Billy Corgan's prowess as a guitarist showcases his ability to create memorable and emotionally charged guitar work. Those eerie guitars towards the end after the snare drum collapses with one final sonic boom, sounds a bit like Robert Fripp, serving as a comedown climax that perfectly complements the overall mood. The song ends where it began only this time highlighted by some lead guitar in the background. It also has a perfect fade to where once it concludes, to me it feels like the quintessential Smashing Pumpkins song from this era in a way that always leave me astonished.

While appearing on the podcast REINVENTED with Jen Eckhart on 20 October 2022, Billy Corgan admitted that previous explanations for the song title were inside jokes and disclosed the true story. The band visited Japan in 1992 while touring Gish and noticed that the record company had mistranslated a lyric from Gish into a fan booklet as "mayonnaise seas". The band thought this was funny and used "Mayonaise" as a temporary song title when recording Siamese Dream but it eventually stuck - Billy Corgan

Goes to show that a little more research and Wikipedia can go a long way since it did sound a little bit funny to think of Billy Corgan naming the song after having “a rummage around in his fridge.” But song titles don’t really matter - it’s the feeling that you’re left with. Music is the closest thing we have to time travel since I immediately go back to what I was going through when I first bought this CD. I’ve probably written those exact same words in the past. I overplayed Siamese Dream and even recall the CD booklet getting soaked in water to where I had to go out and buy another copy. From that point I was a Pumpkins devotee.

I will admit that I feel more connection and resonance to the Mellon Collie-Adore era and even some of Machina still strikes a chord. Siamese Dream is truly their most consistent work with “Mayonaise” being the perfect summation of what made them such a great band. However, I liked it when this band became less consistent, more experimental and unpredictable. That definitely happened with their follow-up and as stated, that was a far more collaborative effort to where you even hear all the band members sing on the final track, an obvious homage to The Beatles’ “Good Night.”

Perhaps when I talk about a couple of records from the past, I underplay their value to me today because I’m not the same person that I was back in 1993. It certainly took me a long while to get into bands like Pavement, The Afghan Whigs and countless other examples.
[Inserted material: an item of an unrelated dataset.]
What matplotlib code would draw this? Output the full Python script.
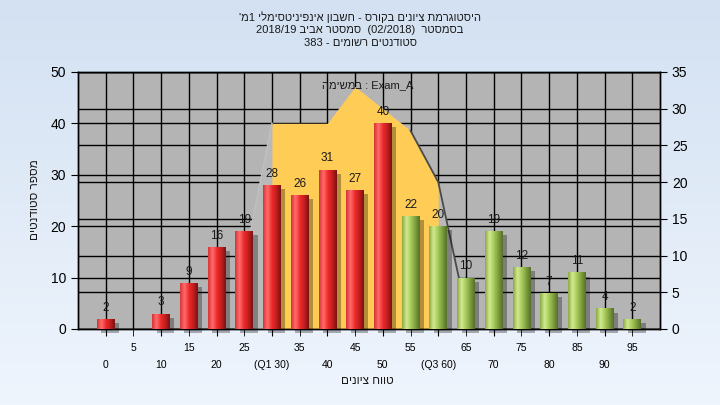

But the Pumpkins were pretty much instant bruised romantic love for me at the outset, especially since I was first experiencing confusion, longing and rejection as a freshman in high school. “Mayonaise” still moves me in ways that some other songs on Siamese Dream do not these days. But it’s still a remarkable work of art that is rightfully praised as a monumental breakthrough in alternative rock that lead to countless imitators. It makes sense that Corgan felt that Nirvana were there rivals though making music should never be a competition.

I’m grateful for the early days of the Smashing Pumpkins all the way up to the year 2000 where they “broke up” and played a final show at the Metro that I attended. It did feel like the end of an era especially as I was about to try college along with my first year-long relationship with a mutual fan of theirs. The times were changing dramatically. My dad bought a new home, I was about to start working in a library and I’d even have a house party where an unexpected amount of friends all turned up.

The year 2000-2001 was the period where I was the happiest so maybe I just said farewell and goodnight to the Pumpkins that made me dismiss their most important work. I was so focused on the “obscured” B-sides on playlists because I felt they deserved recognition. Everybody knew Siamese Dream so I began to just listen to it less. But I was wrong in not stating its importance for me in 1993 especially hearing a song like “Mayonaise” and wishing I could write something every bit as beautiful & intoxicating as that. We should be so lucky to have a record like Siamese Dream to be there for us at precisely the right time. It spoke to me then and a song like “Mayonaise” still speaks to me now. Oh and that guitar sound - there will never be another record that sounds like disenchanted love filtered through layered fuzz the way the band captured back then. I wouldn’t say the whole record is perfect, but it comes very close to masterpiece status thanks to songs like this one.